One state legislator wants to cut lawmakers' pay and another wants to shorten the time they spend in Juneau.
Those proposals are among 20 new bills and resolutions lawmakers filed in advance of the Jan. 10 restart of the legislative session. Another batch of new bills will be released to the public Friday.
The new ideas join about 400 bills and resolutions left over from last spring that will compete for legislators' time and attention in the second year of the current legislative session.
Rep. Jeannette James, a North Pole Republican, will be pushing a measure to lower legislators' monthly salaries from $2,001 to $1,801.
``I've been listening to the news reports and the general public complaining about why - if were asking them to cut - why don't we cut?'' she said.
She doesn't favor cutting legislators' per diem - the daily payments they receive for the time they're in Juneau or for days worked between sessions. Legislators need that if they are to abandon their jobs and keep up two homes during the 4 months they're in Juneau, she said.
Rather, she would cut the monthly salary they receive all year long. Most legislators do have other jobs, so that salary is not their only source of income, she said.
``This is where I'm willing to cut,'' she said. ``I'm sure no one else is. I'm sure they're going to be mad at me for filing this bill. I just decided I wanted to make a statement to the folks out there.''
Sen. Sean Parnell, an Anchorage Republican and co-chairman of the Senate Finance Committee, is introducing a constitutional amendment to shorten legislative sessions from 120 to 75 days.
``It's just a good government measure,'' Parnell said. ``We can get the work done in a shorter period of time, we can save money doing it, and we can attract more people to serve.''
The length of sessions now - they occupy about five months of the year including moving time - makes running for office unattractive to many people who would have to leave jobs and families for that period of time, he said.
Some of the other new bills being introduced include:
Senate bills 187 and 188 by Anchorage Democratic Sen. Johnny Ellis would require children under age 16 to wear helmets when riding bicycles or off-road vehicles.

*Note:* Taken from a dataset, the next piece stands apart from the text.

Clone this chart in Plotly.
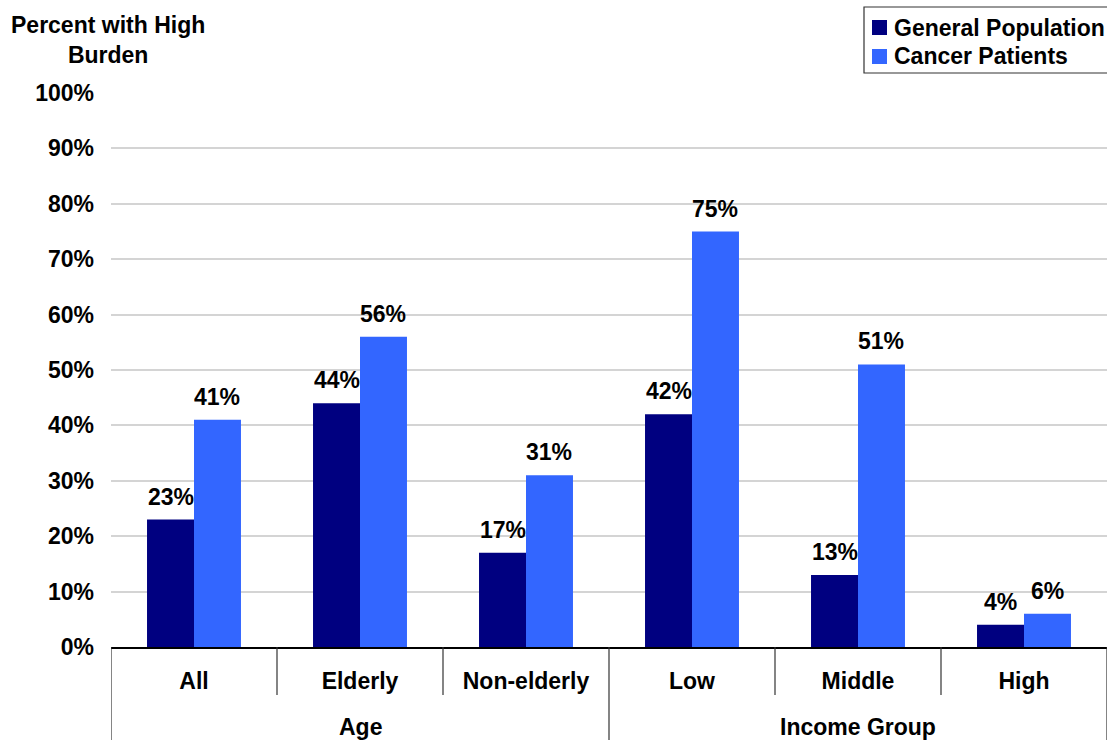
import plotly.graph_objects as go

categories = ["All", "Elderly", "Non-elderly", "Low", "Middle", "High"]
groups = ["Age", "Income Group"]
group_members = [["All", "Elderly", "Non-elderly"], ["Low", "Middle", "High"]]
series_names = ["General Population", "Cancer Patients"]
general_population = [23, 44, 17, 42, 13, 4]
cancer_patients = [41, 56, 31, 75, 51, 6]
y_ticks = [0, 10, 20, 30, 40, 50, 60, 70, 80, 90, 100]
y_tick_labels = [f"{v}%" for v in y_ticks]

FONT = "Liberation Sans, Arial, sans-serif"
FS = 23
NAVY = "#000080"
BLUE = "#3366FF"
COLORS = [NAVY, BLUE]
W, H = 1107, 740
L, R, T, B = 111, 0, 93, 93
PW = W - L - R
PH = H - T - B
BARGAP = 0.434

def py(pix_y):
    return (H - B - pix_y) / PH

def px(pix_x):
    return (pix_x - L) / PW

fig = go.Figure()
for name, vals, col in zip(series_names, [general_population, cancer_patients], COLORS):
    fig.add_trace(go.Bar(name=name, x=categories, y=vals, showlegend=False,
                         marker=dict(color=col, line=dict(width=0))))

# value labels
slot = PW / len(categories)
bar_w = slot * (1 - BARGAP) / 2
annotations = []
for series, sign in ((general_population, -1), (cancer_patients, 1)):
    for c, v in zip(categories, series):
        annotations.append(dict(x=c, y=v, xref="x", yref="y", text=f"<b>{v}%</b>",
                                showarrow=False, xshift=sign * bar_w / 2, yanchor="bottom",
                                yshift=8, font=dict(family=FONT, size=FS, color="black")))

# group labels
for g, members in zip(groups, group_members):
    idx = [categories.index(m) for m in members]
    annotations.append(dict(x=sum(idx) / len(idx), y=py(727), xref="x", yref="paper",
                            text=f"<b>{g}</b>", showarrow=False, yanchor="middle",
                            font=dict(family=FONT, size=FS, color="black")))

# y-axis title
annotations.append(dict(x=px(108), y=py(40), xref="paper", yref="paper",
                        text="<b>Percent with High<br>Burden</b>", showarrow=False,
                        xanchor="center", yanchor="middle", align="center",
                        font=dict(family=FONT, size=FS, color="black")))

shapes = []
# separators between categories (short) and groups (long)
group_bounds = {-0.5}
pos = -0.5
for members in group_members:
    pos += len(members)
    group_bounds.add(pos)
for i in range(len(categories) + 1):
    xpos = i - 0.5
    long = xpos in group_bounds
    shapes.append(dict(type="line", xref="x", yref="paper", x0=xpos, x1=xpos,
                       y0=0, y1=py(740) if long else py(695),
                       line=dict(color="#333333", width=1.2)))

# legend box (drawn)
shapes.append(dict(type="rect", xref="paper", yref="paper", x0=px(864), x1=px(1112),
                   y0=py(73), y1=py(7), line=dict(color="#333333", width=1.2),
                   fillcolor="white", layer="above"))
for k, (name, col) in enumerate(zip(series_names, COLORS)):
    cy = 27.5 + k * 29
    shapes.append(dict(type="rect", xref="paper", yref="paper", x0=px(872), x1=px(887),
                       y0=py(cy + 7.5), y1=py(cy - 7.5), line=dict(width=0),
                       fillcolor=col, layer="above"))
    annotations.append(dict(x=px(892), y=py(cy), xref="paper", yref="paper",
                            text=f"<b>{name}</b>", showarrow=False, xanchor="left",
                            yanchor="middle", font=dict(family=FONT, size=FS, color="black")))

fig.update_layout(
    width=W, height=H,
    margin=dict(l=L, r=R, t=T, b=B, pad=0),
    paper_bgcolor="white", plot_bgcolor="white",
    barmode="group", bargap=BARGAP, bargroupgap=0,
    font=dict(family=FONT, size=FS, color="black"),
    showlegend=False,
    annotations=annotations,
    shapes=shapes,
)
fig.update_xaxes(type="category", categoryorder="array", categoryarray=categories,
                 tickvals=categories, ticktext=[f"<b>{c}</b>" for c in categories],
                 showline=True, linecolor="black", linewidth=1.5, ticks="",
                 showgrid=False, ticklabelstandoff=13, range=[-0.5, len(categories) - 0.5],
                 tickfont=dict(family=FONT, size=FS, color="black"))
fig.update_yaxes(range=[0, 100], tickvals=y_ticks,
                 ticktext=[f"<b>{t}</b>" for t in y_tick_labels],
                 showgrid=True, gridcolor="#d4d4d4", gridwidth=1.5, zeroline=False,
                 showline=False, ticks="", ticklabelstandoff=16,
                 tickfont=dict(family=FONT, size=FS, color="black"))

fig.write_html("out.html")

House Bill 260 by North Pole Republican Rep. John Coghill would limit state medical coverage for pregnant women and children to those whose income is 100 percent of the federal poverty level. The current allowable income level is 200 percent of the poverty level. Health and Social Services Commissioner Karen Perdue said the bill would violate federal laws that require states with Medicaid programs to serve pregnant women and children with incomes up to 133 percent of the poverty level.
House Bill 255 by Eagle River Republican Rep. Fred Dyson would allow villages to incorporate under state law as ``villages'' rather than cities, be governed by a village council and be led by a chief or elder, rather than a mayor.
House Bill 256 by Coghill would require videotaping of all interviews with children who are alleged to have been abused or neglected.
House Bill 267 by Anchorage Republican Rep. Andrew Halcro would allow physical fitness facilities or gymnasiums to limit their clientele to only men and boys, or women and girls.